> SUPPLIED RECORDS
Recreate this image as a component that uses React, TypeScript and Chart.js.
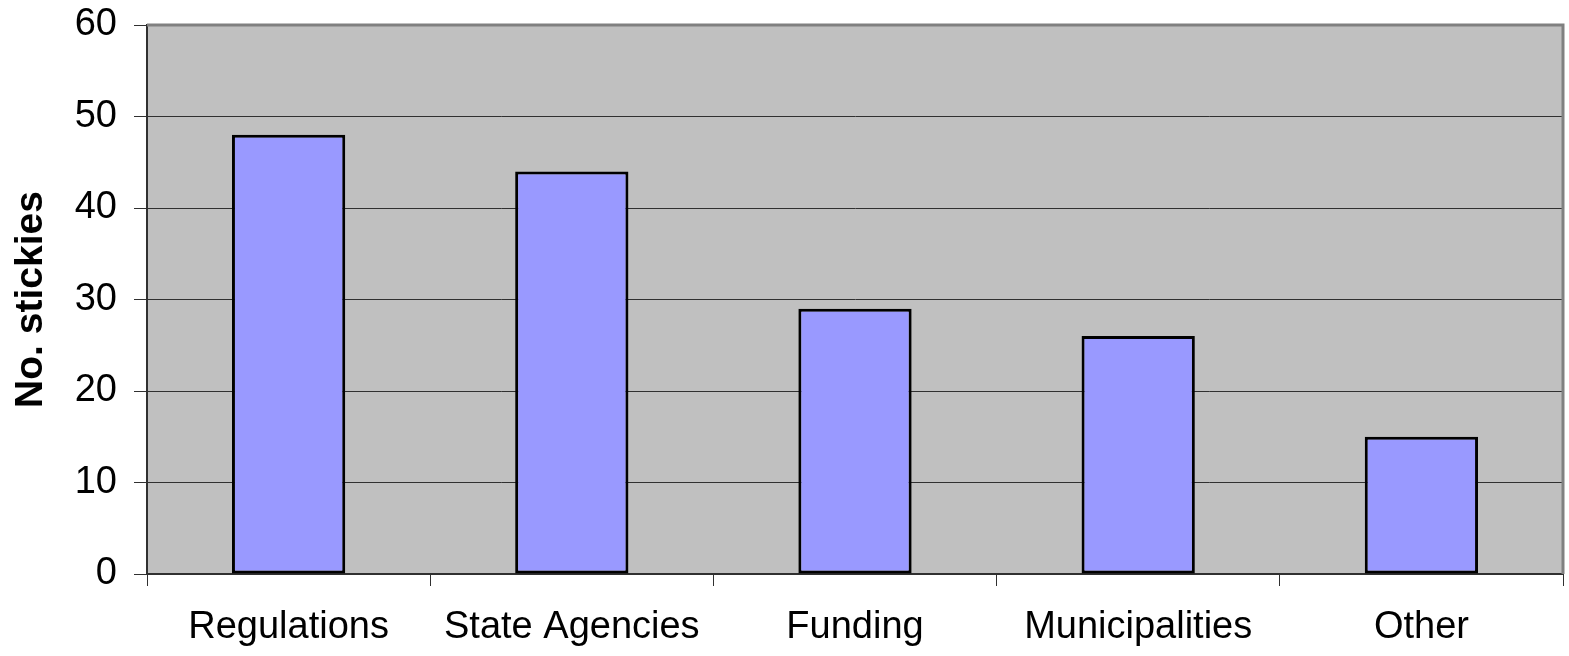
import React, { useEffect, useRef } from "react";
import { Chart, registerables } from "chart.js";

Chart.register(...registerables);

const categories = ["Regulations", "State Agencies", "Funding", "Municipalities", "Other"];
const stickies = [48, 44, 29, 26, 15];
const yTicks = [0, 10, 20, 30, 40, 50, 60];
const yTitle = "No. stickies";

const FONT = "'Liberation Sans', Arial, sans-serif";

const plotBg = {
  id: "plotBg",
  beforeDraw(chart: any) {
    const { ctx, chartArea } = chart;
    ctx.save();
    ctx.fillStyle = "#C0C0C0";
    ctx.fillRect(chartArea.left, chartArea.top, chartArea.right - chartArea.left, chartArea.bottom - chartArea.top);
    ctx.restore();
  },
  afterDraw(chart: any) {
    const { ctx, chartArea } = chart;
    ctx.save();
    ctx.strokeStyle = "#808080";
    ctx.lineWidth = 3;
    ctx.beginPath();
    ctx.moveTo(chartArea.left, chartArea.top);
    ctx.lineTo(chartArea.right, chartArea.top);
    ctx.lineTo(chartArea.right, chartArea.bottom);
    ctx.stroke();
    ctx.restore();
  },
};

export default function App() {
  const ref = useRef<HTMLCanvasElement | null>(null);
  useEffect(() => {
    if (!ref.current) return;
    const chart = new Chart(ref.current, {
      type: "bar",
      data: {
        labels: categories,
        datasets: [
          {
            data: stickies,
            backgroundColor: "#9999FF",
            borderColor: "#000000",
            borderWidth: 3,
            borderSkipped: false,
            categoryPercentage: 1,
            barPercentage: 0.4,
          },
        ],
      },
      options: {
        animation: false,
        responsive: false,
        maintainAspectRatio: false,
        layout: { padding: { top: 25, right: 6, left: 0, bottom: 0 } },
        plugins: { legend: { display: false }, tooltip: { enabled: false } },
        scales: {
          x: {
            offset: true,
            grid: {
              offset: true,
              drawOnChartArea: false,
              tickLength: 12,
              color: "#303030",
              tickColor: "#303030",
            },
            border: { display: true, color: "#303030", width: 2 },
            ticks: {
              color: "#000",
              font: { family: FONT, size: 38 },
              padding: 19,
              autoSkip: false,
              maxRotation: 0,
            },
            afterFit(scale: any) {
              scale.height = 82;
              scale.paddingLeft = 0;
              scale.paddingRight = 0;
            },
          },
          y: {
            min: 0,
            max: 60,
            afterBuildTicks(scale: any) {
              scale.ticks = yTicks.map((v) => ({ value: v }));
            },
            grid: {
              color: "#303030",
              lineWidth: 1,
              tickLength: 13,
              tickColor: "#303030",
            },
            border: { display: true, color: "#303030", width: 2 },
            ticks: {
              color: "#000",
              font: { family: FONT, size: 38 },
              padding: 17,
            },
            title: {
              display: true,
              text: yTitle,
              color: "#000",
              font: { family: FONT, size: 39, weight: "bold" },
              padding: { top: 8, bottom: 0 },
            },
            afterFit(scale: any) {
              scale.width = 147;
              scale.paddingTop = 0;
              scale.paddingBottom = 0;
            },
          },
        },
      },
      plugins: [plotBg],
    });
    return () => chart.destroy();
  }, []);
  return (
    <div style={{ position: "fixed", left: 0, top: 0, width: 1569, height: 656, background: "#fff" }}>
      <canvas ref={ref} width={1569} height={656} style={{ width: 1569, height: 656 }} />
    </div>
  );
}
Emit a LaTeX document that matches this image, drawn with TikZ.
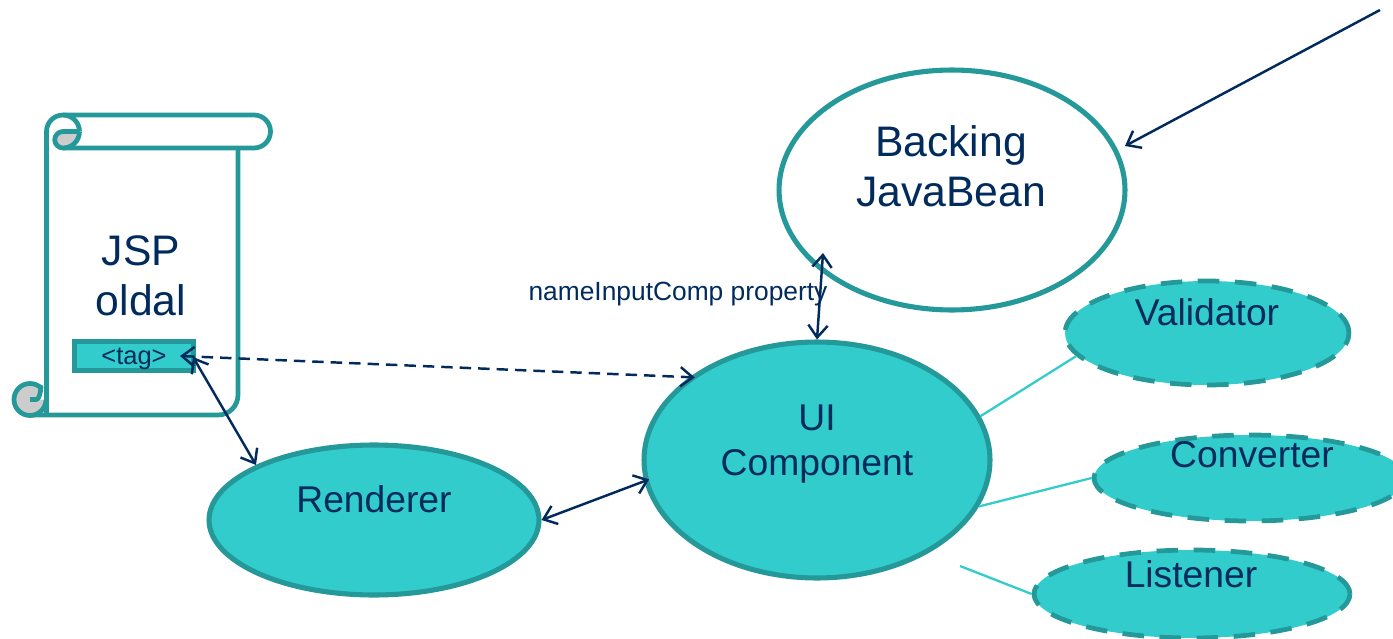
\documentclass[tikz,border=0pt]{standalone}
\usepackage{fontspec}
\setmainfont{Liberation Sans}
\usetikzlibrary{arrows.meta,calc,shapes.geometric,positioning}
\definecolor{tealline}{HTML}{259999}
\definecolor{tealfill}{HTML}{33CCCC}
\definecolor{navy}{HTML}{002B5C}
\definecolor{curlgray}{HTML}{CCCCCC}
\tikzset{
    bubble/.style = {ellipse, draw=tealline, fill=tealfill, line width=2.9pt, inner sep=0pt},
    dashbubble/.style = {bubble, line width=2.7pt, dash pattern=on 12.3pt off 8.8pt},
    bigtext/.style = {text=navy, align=center, font=\fontsize{24.3}{28.5}\selectfont},
    midtext/.style = {text=navy, align=center, font=\fontsize{21.2}{25.6}\selectfont},
    scrolline/.style = {draw=tealline, line width=2.7pt, line join=round},
    link/.style = {draw=navy, line width=1.4pt, {Straight Barb[length=7pt,width=11pt]}-{Straight Barb[length=7pt,width=11pt]}},
    onelink/.style = {draw=navy, line width=1.4pt, -{Straight Barb[length=7pt,width=11pt]}},
    extra/.style = {draw=tealfill, line width=1.3pt}
}
\begin{document}
\begin{tikzpicture}[x=0.02cm,y=-0.02cm]
    \useasboundingbox (0,0) rectangle (1393,639);
    \path[scrolline,fill=white] (63,115) -- (254,115) arc[start angle=-90,end angle=90,radius=16.5] -- (63,148);
    \path[scrolline] (238,148) -- (238,395) arc[start angle=0,end angle=90,radius=20] -- (30,415);
    \path[scrolline,fill=curlgray] (30,399.5) circle[radius=16];
    \fill[white] (46,384) -- (41,384) -- (41,388) to[out=90,in=-45] (38,399.5) -- (46,399.5) -- cycle;
    \path[scrolline] (30,399.5) -- (36,399.5) to[out=0,in=90] (41,388);
    \path[scrolline] (46.5,415) -- (46.5,131.5) arc[start angle=180,end angle=270,radius=16.5];
    \path[scrolline,fill=curlgray] (79.5,131.5) -- (63,131.5) arc[start angle=-90,end angle=-270,radius=8.25] arc[start angle=90,end angle=0,radius=16.5];
    \path[scrolline] (63,115) arc[start angle=-90,end angle=0,radius=16.5];
    \node[bigtext] (jsptext) at (141,276) {JSP\\oldal};
    \node[draw=tealline,fill=tealfill,line width=2.7pt,minimum width=2.38cm,minimum height=0.58cm,inner sep=0pt,text depth=0pt,text=navy,font=\fontsize{14.5}{17}\selectfont] (tag) at (134,356) {<tag>};
    \node[bubble,fill=white,minimum width=6.92cm,minimum height=4.8cm] (bean) at (952,190) {};
    \node[bigtext] (beantext) at (951,166) {Backing\\JavaBean};
    \node[bubble,minimum width=6.92cm,minimum height=4.72cm] (ui) at (817,460) {};
    \node[midtext] (uitext) at (817,444) {UI\\Component};
    \node[bubble,minimum width=6.6cm,minimum height=3cm] (renderer) at (374,520) {};
    \node[midtext] (renderertext) at (374,499) {Renderer};
    \node[dashbubble,minimum width=5.68cm,minimum height=2.08cm] (validator) at (1207,333) {};
    \node[midtext] (validatortext) at (1207,312) {Validator};
    \node[dashbubble,minimum width=6.24cm,minimum height=1.72cm] (converter) at (1250,478) {};
    \node[midtext] (convertertext) at (1252,455) {Converter};
    \node[dashbubble,minimum width=6.32cm,minimum height=1.76cm] (listener) at (1192,594) {};
    \node[midtext] (listenertext) at (1191,574) {Listener};
    \node[text=navy,font=\fontsize{15}{18}\selectfont] (proptext) at (678,294) {nameInputComp property};
    \coordinate (beantip) at (823,253);
    \coordinate (beanright) at (1125,146);
    \coordinate (farend) at (1380,10);
    \coordinate (tagtip) at (180,356);
    \coordinate (tagcorner) at (193,357);
    \coordinate (listenerfree) at (960,566);
    \draw[extra] (ui.15) -- (validator.190);
    \draw[extra] (ui.-16) -- (converter.west);
    \draw[extra] (listenerfree) -- (listener.west);
    \draw[link] (beantip) -- (ui.north);
    \draw[onelink] (farend) -- (beanright);
    \draw[link,shorten >=-3pt,dash pattern=on 6.5pt off 4pt] (tagtip) -- (ui.147);
    \draw[link] (tagcorner) -- (renderer.155);
    \draw[link,shorten >=-3pt] (renderer.east) -- (ui.187);
\end{tikzpicture}
\end{document}
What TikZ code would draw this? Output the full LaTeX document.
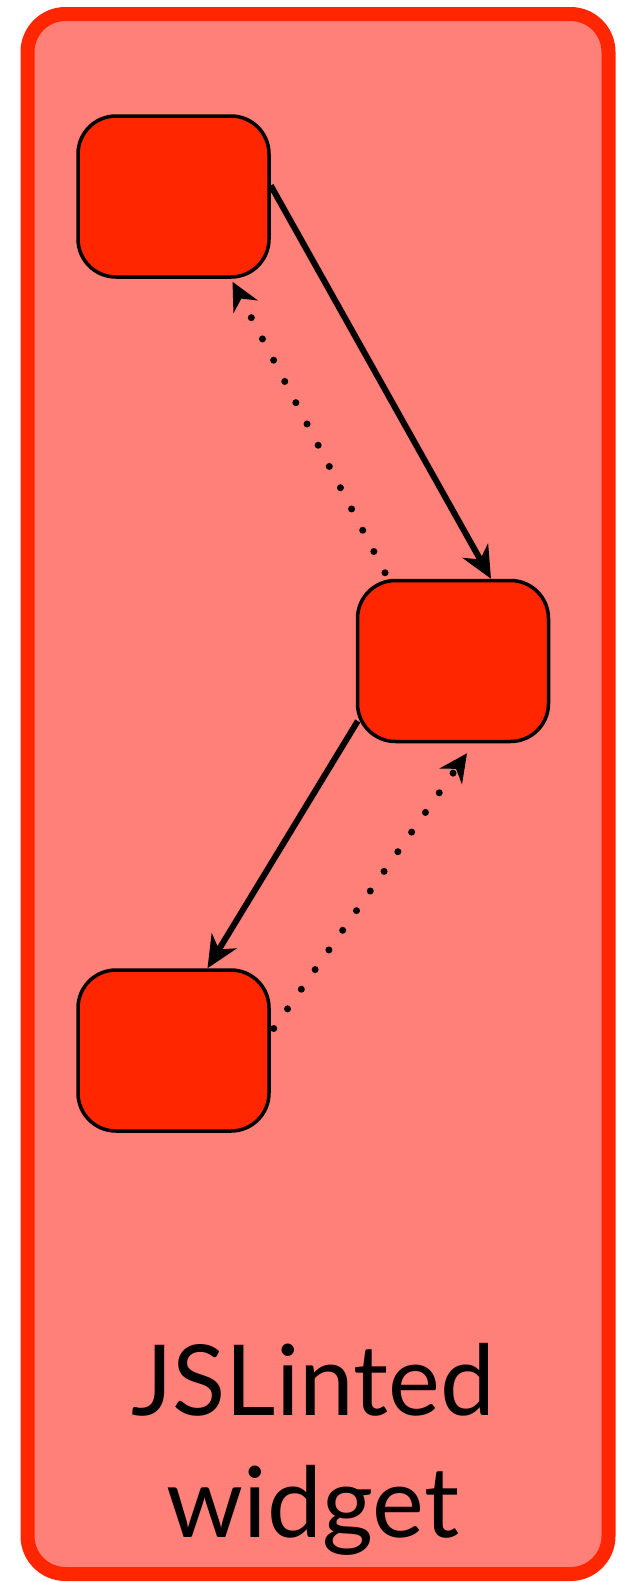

> GIVEN REQUEST
Without the pictures, repeat the entries above line by line, from the first through the one that contains "Chart.register(...registerables);", both ends included.

> EXERCISE RESULT
Recreate this image as a component that uses React, TypeScript and Chart.js.
import React, { useEffect, useRef } from "react";
import { Chart, registerables } from "chart.js";

Chart.register(...registerables);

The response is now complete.